Extending the Life of Small Hot Tubs
No matter what type of small hot tub you choose, there are some things you can do to make sure it lasts as long as possible. Here are some general tips to improve efficiency and extend the life of your small hot tub.
- Use a properly-fitted cover. Not only does this help prevent heat loss, which puts less strain on the internal components, but it also prevents debris from getting in when you’re not using it.
- Test the water after every use. There are simple test strips available that allow you to quickly and easily check the pH, alkalinity, bromine, chlorine, and hardness. Keeping the water balanced prevents red eyes and itchy skin from too much chlorine and prevents anything from growing in the water.
- Turn the jets and lights off overnight and lower the temperature a few degrees when the hot tub is not in use. That way, it isn’t running at full capacity when you’re not using it, but it doesn’t have to work too hard to heat up when you are.
- Maintain any filters by using a cleaning wand or garden hose to remove any debris. Every few months, rinse and soak the filters thoroughly and replace them every year.
- You should drain the water every three months or so to thoroughly clean the hot tub. Hot, moist areas are an ideal environment for bacteria growth. Regular cleanings also prevent calcium buildup and algae growth.
Now that you know a little more about small hot tubs, you might have some questions. Here are some of the most commonly asked questions.

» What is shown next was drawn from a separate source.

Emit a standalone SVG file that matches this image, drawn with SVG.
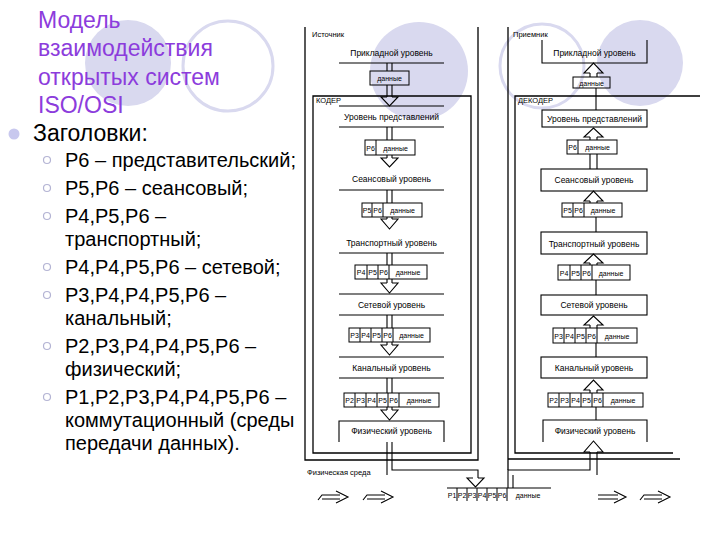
<svg xmlns="http://www.w3.org/2000/svg" width="720" height="540" viewBox="0 0 720 540">
<defs>
<style>
.ln{fill:none;stroke:#000;stroke-width:1.1}
.fr{fill:none;stroke:#000;stroke-width:1.3}
.pk{fill:none;stroke:#000;stroke-width:1}
.t{font-family:"Liberation Sans",Arial,sans-serif;font-size:8.5px;fill:#000;text-anchor:middle}
.p{font-family:"Liberation Sans",Arial,sans-serif;font-size:7px;fill:#000;text-anchor:middle}
.lb{font-family:"Liberation Sans",Arial,sans-serif;font-size:7.5px;fill:#000}
.title{font-family:"Liberation Sans",Arial,sans-serif;font-size:23px;fill:#8c3cdc}
.h{font-family:"Liberation Sans",Arial,sans-serif;font-size:23px;fill:#000}
.s{font-family:"Liberation Sans",Arial,sans-serif;font-size:20px;fill:#000}
.dc{fill:#d9d9ef}
.oc{fill:none;stroke:#d9d9ef;stroke-width:3}
.sb{fill:#fff;stroke:#b4b4d4;stroke-width:1.2}
</style>
</defs>
<rect width="720" height="540" fill="#fff"/>

<g id="decor">
<circle class="dc" cx="128" cy="63" r="43"/>
<circle class="oc" cx="228" cy="66" r="45"/>
<circle class="dc" cx="419" cy="71" r="49"/>
<circle class="oc" cx="542" cy="66" r="42"/>
<circle class="dc" cx="640" cy="63" r="43"/>
</g>

<g id="title">
<text class="title" x="38" y="28">Модель</text>
<text class="title" x="38" y="56">взаимодействия</text>
<text class="title" x="38" y="85">открытых систем</text>
<text class="title" x="38" y="113">ISO/OSI</text>
</g>

<g id="bullets">
<circle cx="14" cy="134" r="5.5" fill="#c8c8ee"/>
<text class="h" x="33" y="141">Заголовки:</text>
<circle class="sb" cx="47" cy="160" r="3.5"/>
<text class="s" x="65" y="167">Р6 – представительский;</text>
<circle class="sb" cx="47" cy="188" r="3.5"/>
<text class="s" x="65" y="195">Р5,Р6 – сеансовый;</text>
<circle class="sb" cx="47" cy="216" r="3.5"/>
<text class="s" x="65" y="223">Р4,Р5,Р6 –</text>
<text class="s" x="65" y="246">транспортный;</text>
<circle class="sb" cx="47" cy="267" r="3.5"/>
<text class="s" x="65" y="274">Р4,Р4,Р5,Р6 – сетевой;</text>
<circle class="sb" cx="47" cy="295" r="3.5"/>
<text class="s" x="65" y="302">Р3,Р4,Р4,Р5,Р6 –</text>
<text class="s" x="65" y="325">канальный;</text>
<circle class="sb" cx="47" cy="346" r="3.5"/>
<text class="s" x="65" y="353">Р2,Р3,Р4,Р4,Р5,Р6 –</text>
<text class="s" x="65" y="376">физический;</text>
<circle class="sb" cx="47" cy="397" r="3.5"/>
<text class="s" x="65" y="404">Р1,Р2,Р3,Р4,Р4,Р5,Р6 –</text>
<text class="s" x="65" y="427">коммутационный (среды</text>
<text class="s" x="65" y="450">передачи данных).</text>
</g>

<g id="source-frame">
<path class="fr" d="M305,27 V460 H478 V27"/>
<path class="fr" d="M313,96 H471 V453 H313 Z"/>
<text class="lb" x="312" y="37">Источник</text>
<text class="lb" x="316" y="103">КОДЕР</text>
</g>

<g id="src-app">
<line class="ln" x1="339" y1="63" x2="444" y2="63"/>
<text class="t" x="391.5" y="56">Прикладной уровень</text>
</g>
<g id="src-pres">
<line class="ln" x1="339" y1="106" x2="444" y2="106"/>
<line class="ln" x1="339" y1="127" x2="444" y2="127"/>
<text class="t" x="391.5" y="120">Уровень представлений</text>
</g>
<g id="src-sess">
<line class="ln" x1="339" y1="190" x2="444" y2="190"/>
<text class="t" x="391.5" y="182">Сеансовый уровень</text>
</g>
<g id="src-trans">
<line class="ln" x1="339" y1="253" x2="444" y2="253"/>
<text class="t" x="391.5" y="246">Транспортный уровень</text>
</g>
<g id="src-net">
<line class="ln" x1="339" y1="294" x2="444" y2="294"/>
<line class="ln" x1="339" y1="315" x2="444" y2="315"/>
<text class="t" x="391.5" y="308">Сетевой уровень</text>
</g>
<g id="src-link">
<line class="ln" x1="339" y1="357" x2="444" y2="357"/>
<line class="ln" x1="339" y1="378" x2="444" y2="378"/>
<text class="t" x="391.5" y="371">Канальный уровень</text>
</g>
<g id="src-phys">
<path class="ln" d="M339,442 V421 H444 V442"/>
<text class="t" x="391.5" y="434">Физический уровень</text>
</g>

<g id="src-packets">
<rect class="pk" x="370" y="71" width="39" height="14"/>
<text class="p" x="389.5" y="81">данные</text>

<rect class="pk" x="365" y="140" width="50" height="15"/>
<line class="pk" x1="376" y1="140" x2="376" y2="155"/>
<text class="p" x="370.5" y="150.5">Р6</text><text class="p" x="395.5" y="150.5">данные</text>

<rect class="pk" x="362" y="203" width="60" height="14"/>
<path class="pk" d="M372,203 V217 M383,203 V217"/>
<text class="p" x="367" y="213">Р5</text><text class="p" x="377.5" y="213">Р6</text><text class="p" x="402.5" y="213">данные</text>

<rect class="pk" x="355" y="265" width="72" height="14"/>
<path class="pk" d="M367,265 V279 M378,265 V279 M389,265 V279"/>
<text class="p" x="361" y="275">Р4</text><text class="p" x="372.5" y="275">Р5</text><text class="p" x="383.5" y="275">Р6</text><text class="p" x="408" y="275">данные</text>

<rect class="pk" x="349" y="328" width="81" height="14"/>
<path class="pk" d="M360,328 V342 M371,328 V342 M382,328 V342 M393,328 V342"/>
<text class="p" x="354.5" y="338">Р3</text><text class="p" x="365.5" y="338">Р4</text><text class="p" x="376.5" y="338">Р5</text><text class="p" x="387.5" y="338">Р6</text><text class="p" x="411.5" y="338">данные</text>

<rect class="pk" x="344" y="393" width="95" height="14"/>
<path class="pk" d="M355,393 V407 M366,393 V407 M377,393 V407 M388,393 V407 M399,393 V407"/>
<text class="p" x="349.5" y="403">Р2</text><text class="p" x="360.5" y="403">Р3</text><text class="p" x="371.5" y="403">Р4</text><text class="p" x="382.5" y="403">Р5</text><text class="p" x="393.5" y="403">Р6</text><text class="p" x="419" y="403">данные</text>
</g>

<g id="receiver-frame">
<path class="fr" d="M508,27 V470"/>
<path class="fr" d="M508,459 H680"/>
<path class="fr" d="M700,96 H515 V453 H673"/>
<text class="lb" x="513" y="37">Приемник</text>
<text class="lb" x="518" y="103">ДЕКОДЕР</text>
</g>

<g id="rcv-app">
<path class="ln" d="M542,40 V63 H647 V40"/>
<text class="t" x="594.5" y="56">Прикладной уровень</text>
</g>
<g id="rcv-pres">
<rect class="ln" x="542" y="110" width="105" height="17"/>
<text class="t" x="594.5" y="121.5">Уровень представлений</text>
</g>
<g id="rcv-sess">
<rect class="ln" x="541" y="169" width="106" height="22"/>
<text class="t" x="594" y="183">Сеансовый уровень</text>
</g>
<g id="rcv-trans">
<rect class="ln" x="541" y="232" width="106" height="22"/>
<text class="t" x="594" y="246.5">Транспортный уровень</text>
</g>
<g id="rcv-net">
<rect class="ln" x="541" y="295" width="106" height="20"/>
<text class="t" x="594" y="308">Сетевой уровень</text>
</g>
<g id="rcv-link">
<rect class="ln" x="541" y="357" width="106" height="21"/>
<text class="t" x="594" y="370.5">Канальный уровень</text>
</g>
<g id="rcv-phys">
<path class="ln" d="M543,442 V420 H647 V442"/>
<text class="t" x="595" y="434">Физический уровень</text>
</g>

<g id="rcv-packets">
<rect class="pk" x="573" y="77" width="37" height="11"/>
<text class="p" x="591.5" y="85.5">данные</text>

<rect class="pk" x="567" y="140" width="50" height="14"/>
<line class="pk" x1="578" y1="140" x2="578" y2="154"/>
<text class="p" x="572.5" y="150">Р6</text><text class="p" x="597.5" y="150">данные</text>

<rect class="pk" x="562" y="203" width="60" height="14"/>
<path class="pk" d="M573,203 V217 M584,203 V217"/>
<text class="p" x="567.5" y="213">Р5</text><text class="p" x="578.5" y="213">Р6</text><text class="p" x="603" y="213">данные</text>

<rect class="pk" x="558" y="265" width="72" height="15"/>
<path class="pk" d="M570,265 V280 M581,265 V280 M592,265 V280"/>
<text class="p" x="564" y="275.5">Р4</text><text class="p" x="575.5" y="275.5">Р5</text><text class="p" x="586.5" y="275.5">Р6</text><text class="p" x="611" y="275.5">данные</text>

<rect class="pk" x="553" y="328" width="84" height="15"/>
<path class="pk" d="M564,328 V343 M575,328 V343 M586,328 V343 M597,328 V343"/>
<text class="p" x="558.5" y="338.5">Р3</text><text class="p" x="569.5" y="338.5">Р4</text><text class="p" x="580.5" y="338.5">Р5</text><text class="p" x="591.5" y="338.5">Р6</text><text class="p" x="617" y="338.5">данные</text>

<rect class="pk" x="548" y="393" width="95" height="14"/>
<path class="pk" d="M559,393 V407 M570,393 V407 M581,393 V407 M592,393 V407 M603,393 V407"/>
<text class="p" x="553.5" y="403">Р2</text><text class="p" x="564.5" y="403">Р3</text><text class="p" x="575.5" y="403">Р4</text><text class="p" x="586.5" y="403">Р5</text><text class="p" x="597.5" y="403">Р6</text><text class="p" x="623" y="403">данные</text>
</g>

<g id="medium">
<line class="ln" x1="447" y1="488" x2="551" y2="488"/>
<path class="pk" d="M457,488 V501 M467,488 V501 M477,488 V501 M487,488 V501 M497,488 V501 M507,488 V501"/>
<text class="p" x="452" y="498">Р1</text><text class="p" x="462" y="498">Р2</text><text class="p" x="472" y="498">Р3</text><text class="p" x="482" y="498">Р4</text><text class="p" x="492" y="498">Р5</text><text class="p" x="502" y="498">Р6</text><text class="p" x="528" y="498">данные</text>
<text class="lb" x="307" y="475">Физическая среда</text>
</g>

<g id="connectors">
<!-- source: double shafts -->
<path class="ln" d="M387,63 V71 M392,63 V71 M387,85 V97 M392,85 V97"/>
<path class="ln" d="M387,127 V140 M392,127 V140 M387,155 V158 M392,155 V158"/>
<path class="ln" d="M387,190 V203 M392,190 V203 M387,217 V219 M392,217 V219"/>
<path class="ln" d="M387,253 V265 M392,253 V265 M387,279 V283 M392,279 V283"/>
<path class="ln" d="M387,315 V328 M392,315 V328 M387,342 V345 M392,342 V345"/>
<path class="ln" d="M387,378 V393 M392,378 V393 M387,407 V410 M392,407 V410"/>
<!-- source: down arrowheads -->
<path class="ln" d="M387,97 H381 L389.5,106 L398,97 H392"/>
<path class="ln" d="M387,158 H381 L389.5,167 L398,158 H392"/>
<path class="ln" d="M387,219 H381 L389.5,229 L398,219 H392"/>
<path class="ln" d="M387,283 H381 L389.5,293 L398,283 H392"/>
<path class="ln" d="M387,345 H381 L389.5,355 L398,345 H392"/>
<path class="ln" d="M387,410 H381 L389.5,420 L398,410 H392"/>
<!-- source to medium -->
<path class="ln" d="M387,442 V475"/>
<path class="ln" d="M392,442 V470 H478 V478"/>
<path class="ln" d="M473,478 H467 L475.5,487 L484,478 H478"/>
<!-- receiver: up arrowheads and shafts -->
<path class="ln" d="M590,73 H584 L593.5,63 L603,73 H597 M590,73 V77 M597,73 V77"/>
<path class="ln" d="M590,137 H584 L593.5,128 L603,137 H597 M590,137 V140 M597,137 V140"/>
<path class="ln" d="M590,201 H584 L593.5,191 L603,201 H597 M590,201 V203 M597,201 V203"/>
<path class="ln" d="M590,263 H584 L593.5,254 L603,263 H597 M590,263 V265 M597,263 V265"/>
<path class="ln" d="M590,325 H584 L593.5,316 L603,325 H597 M590,325 V328 M597,325 V328"/>
<path class="ln" d="M590,390 H584 L593.5,380 L603,390 H597 M590,390 V393 M597,390 V393"/>
<path class="ln" d="M590,452 H584 L593.5,441 L603,452 H597"/>
<!-- receiver: links from packets to next layer -->
<path class="ln" d="M596,88 V110"/>
<path class="ln" d="M590,154 V169 M597,154 V169"/>
<path class="ln" d="M596,217 V232"/>
<path class="ln" d="M596,280 V295"/>
<path class="ln" d="M596,343 V357"/>
<path class="ln" d="M596,407 V420"/>
<!-- medium to receiver -->
<path class="ln" d="M508,488 V470 H590 V452"/>
<path class="ln" d="M513,488 V475"/>
<path class="ln" d="M597,452 V475"/>
</g>

<g id="flow-arrows">
<path class="ln" d="M318,500 L322,495 H340 M322,499 H340 M336,491 L348,497 L336,503"/>
<path class="ln" d="M363,500 L367,495 H385 M367,499 H385 M381,491 L393,497 L381,503"/>
<path class="ln" d="M598,495 H618 M598,499 H618 M614,491 L626,497 L614,503"/>
<path class="ln" d="M640,500 L644,495 H662 M644,499 H662 M658,491 L670,497 L658,503"/>
</g>
</svg>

1. How long do small hot tubs last?
It depends on the material. Inflatable hot tubs usually last between five and 10 years, while plug n play and rotomolded can last for as long as 20 years. Traditional hot tubs have a comparable lifespan, usually lasting a little longer than 20 years. Keep in mind that to get the most life out of any hot tub, you have to perform regular care and maintenance.
2. How much do small hot tubs cost?
Again, this depends on the type of hot tub you choose. Inflatable hot tubs can cost as little as a few hundred dollars, while traditional hot tubs may be $10,000 or more. On average, small hot tubs cost between $2,000 and $5,000.
3. Can I use an inflatable hot tub in the winter?
Most manufacturers do not recommend using an inflatable hot tub in the winter, especially outside. Most include warnings that the hot tub should not be used in temperatures lower than 40 degrees.
4. Are small hot tubs loud?
Generally, small hot tubs are no louder than any other type of hot tub. Inflatable hot tubs are generally the loudest, but all hot tubs get a little louder over the years.